We define a lightweight internal knowledge base and implement a retrieval function to surface relevant context during agent reasoning.

KB_DOCS = [
   {
       "id": "kb-incident-001",
       "title": "API Latency Incident Playbook",
       "text": "If p95 latency spikes, validate deploys, dependencies, and error rates. Rollback, cache, rate-limit, scale. Compare p50 vs p99 and inspect upstream timeouts."
   },
   {
       "id": "kb-risk-001",
       "title": "Risk Communication Guidelines",
       "text": "Updates must include impact, scope, mitigation, owner, and next update.
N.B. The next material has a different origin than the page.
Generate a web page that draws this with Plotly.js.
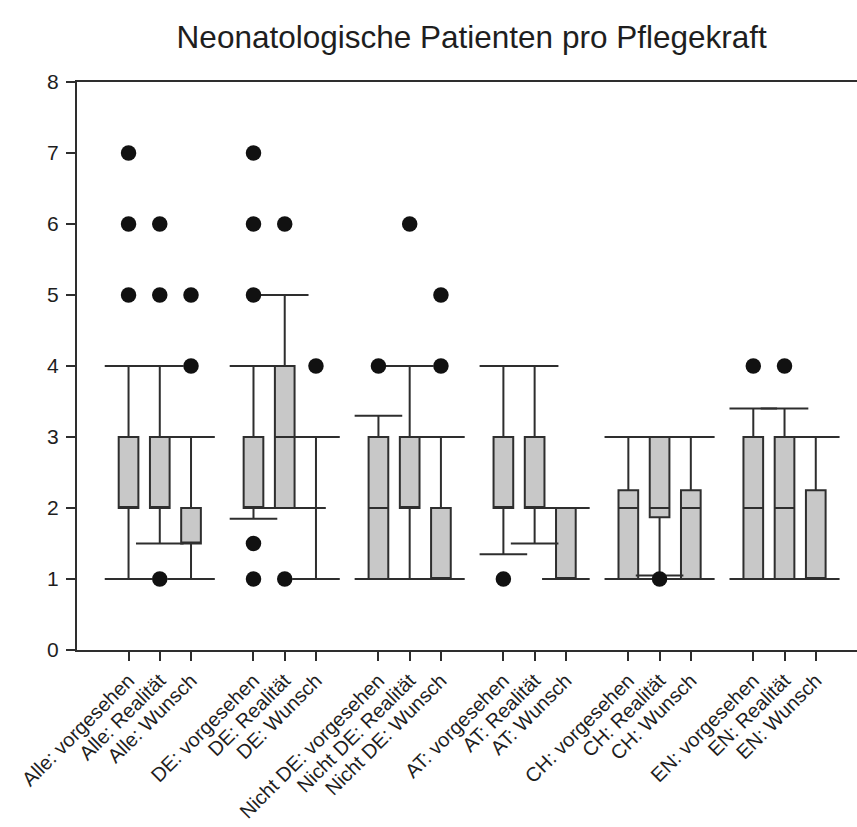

Avoid blame and separate internal vs external messaging."
   },
   {
       "id": "kb-ops-001",
       "title": "On-call Handoff Template",
       "text": "Include summary, timeline, current status, mitigations, open questions, next actions, and owners."
   },
]
 
def _normalize(s: str) -> List[str]:
   return re.sub(r"[^a-z0-9\s]", " ", s.lower()).split()
 
def search_kb(query: str, top_k: int = 3) -> str:
   q = set(_normalize(query))
   scored = []
   for d in KB_DOCS:
       score = len(q.intersection(set(_normalize(d["title"] + " " + d["text"]))))
       scored.append((score, d))
   scored.sort(key=lambda x: x[0], reverse=True)
   docs = [d for s, d in scored[:top_k] if s > 0] or [scored[0][1]]
   return json.dumps(docs, indent=2)

Evaluating Mitigation Strategies

We introduce a structured tool that evaluates and ranks mitigation strategies based on confidence and risk.

def estimate_mitigation_impact(options_json: str) -> str:
   try:
       options = json.loads(options_json)
   except Exception as e:
       return json.dumps({"error": str(e)})
   ranking = []
   for o in options:
       conf = float(o.get("confidence", 0.5))
       risk = o.get("risk", "medium")
       penalty = {"low": 0.1, "medium": 0.25, "high": 0.45}.get(risk, 0.25)
       ranking.append({
           "option": o.get("option"),
           "confidence": conf,
           "risk": risk,
           "score": round(conf - penalty, 3)
       })
   ranking.sort(key=lambda x: x["score"], reverse=True)
   return json.dumps(ranking, indent=2)

Managing Agent Handoffs

We define explicit handoff functions that enable one agent to transfer control to another.

def handoff_to_sre():
   return sre_agent
 
def handoff_to_comms():
   return comms_agent
 
def handoff_to_handoff_writer():
   return handoff_writer_agent
 
def handoff_to_critic():
   return critic_agent

Configuring Specialized Agents

We configure multiple specialized agents, each with a clearly scoped responsibility and instruction set.

triage_agent = Agent(
   name="Triage",
   model="gpt-4o-mini",
   instructions="""
Decide which agent should handle the request.
Use SRE for incident response.
Use Comms for customer or executive messaging.
Use HandoffWriter for on-call notes.
Use Critic for review or improvement.
""",
   functions=[search_kb, handoff_to_sre, handoff_to_comms, handoff_to_handoff_writer, handoff_to_critic]
)
 
# Other agents definition...

Running the Orchestration Pipeline

We assemble the full orchestration pipeline that executes triage, specialist reasoning, and critical refinement in sequence.

def run_pipeline(user_request: str):
   messages = [{"role": "user", "content": user_request}]
   r1 = client.run(agent=triage_agent, messages=messages, max_turns=8)
   messages2 = r1.messages + [{"role": "user", "content": "Review and improve the last answer"}]
   r2 = client.run(agent=critic_agent, messages=messages2, max_turns=4)
   return r2.messages[-1]["content"]

Conclusion

By establishing a clear pattern for designing agent-oriented systems with OpenAI Swarm, we have demonstrated how to route tasks intelligently and improve output quality via a critic loop. This approach allows us to scale from experimentation to operational use cases.